It's all about alignment in a matrix
Pressures on today’s growing organizations are ever-increasing; none so much as operating effectively as a matrixed organization. 84% of U.S. employees today work in some form of a matrixed structure, which evolved as an organizational response to meet the demands of a rapidly evolving business world. The matrix approach emerged as a solution to conventional, hierarchical structures that often led to silos. It is intended to promote cross-functional collaboration, enabling organizations to respond to problems more rapidly and innovate more effectively.
That is all well and good, although I talk to leaders every day who are in dire need of ways to make that promise a reality. Matrixed orgs often fail and flounder because folks are left to their own devices to figure out how to balance competing priorities, navigate “us vs. them” mentality, and make tough trade-off decisions.
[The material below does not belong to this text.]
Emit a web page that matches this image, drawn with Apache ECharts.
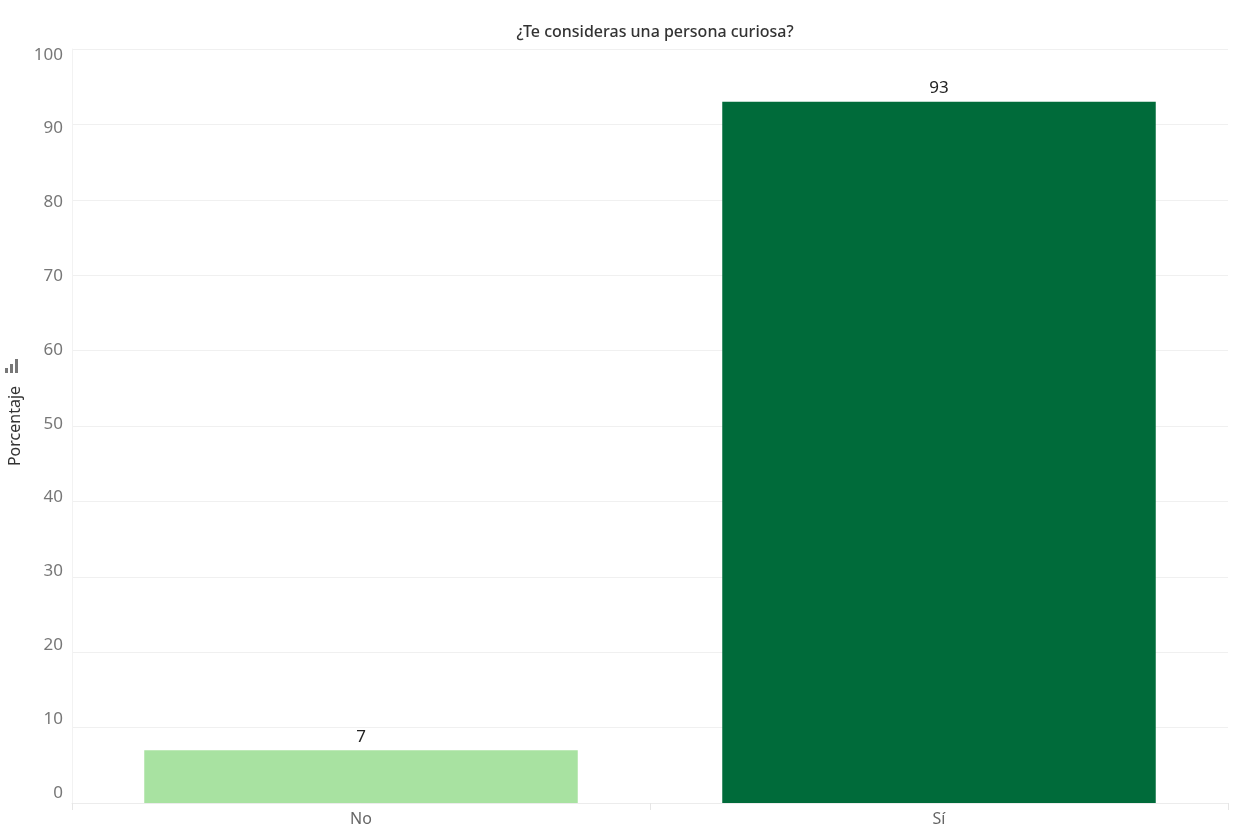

There is absolutely no magic to this - it takes hard work, determination, and even some discomfort - but there are ways individual leaders can build and sustain effective matrixes. Here are a few practical tools I’ve found to be essential…
Alignment. This may be the buzz word of the decade, but alignment is truly the only priority when it comes to matrixed teams.
My first big corporate job, a long time ago, was in a heavily matrixed org. The time and energy I spent trying to get my multiple bosses to 1. Talk, 2. Agree, 3. Help me prioritize my team’s time and projects, and 4. Stop blaming and finger pointing…it was exhausting. That lesson has stayed with me as I coach leaders around building alignment with cross-functional peers, matrix buddies, and “frenemies” in other divisions, functions, and groups as the single most important thing you can do. Keith Ferrazzi challenges us to think about this in terms of teaming out – building a team not in the traditional way defined by org charts and reporting structures, but by whomever you think might be critical to achieving your mission.?
This isn’t easy. It requires investing the time to build connection, trust, and relationships with people whom you may not see as the most crucial to your own success or impact. It requires patience and candor in having conversations with those folks around conflicting or confusing priorities, seemingly impossible trade-off decisions, giving and taking (more giving if I’m being honest), and a commitment to those peers as strong as your commitment to your own team, function or division.?
Let’s talk about what happens if you don’t do the hard work of connection and alignment. It may seem easier in the short term (less hard conversations, less compromising required, less time and energy spent with people outside your inner circle). But the impacts of this choice are far and wide: in-fighting, lack of execution, broken trust, rampant confusion on roles, goals and decisions…all resulting in subpar outcomes for customers, partners and those most needing your goods and services.
I have two other tips for leaders living in a matrixed world.
First, don’t let the ever-present question of “whose decision is this?” get you wrapped around the axle.
There are innumerable decision-making tools - RACIs, RAPIDs, etc - that can help you determine decision-making roles. But somehow, the matrix seems to make these tools ever more confusing and convoluted. Overcoming this comes down to empowerment. If you’ve done the work to team out, you can empower and trust peers to make good decisions for the business. Wrestling over decision-making power or sending it up the chain for “clarity” are both ineffective ways to lead in a cross-functional setting. Coming out of a meeting aligned on decisions with your peers across the org is a powerful service you’re doing for all the teams who need to get the work done.
Second, avoid playing the blame game. As a leader, model the high road.
Even when other leaders, groups or divisions do things you don’t like, are frustrated with, or just plain don’t understand…give benefit of the doubt. Be a champion for your cross-functional peers. Your grace and support of leaders across the organization will build goodwill, a culture of collaboration and support, and come back to you in multiples down the line.
No doubt, matrixed organizations are complicated and can be frustrating. They can also be really fun and productive. I’m curious what lessons you’ve learned in being effective and impactful in driving results for your matrixed organization? Let’s talk.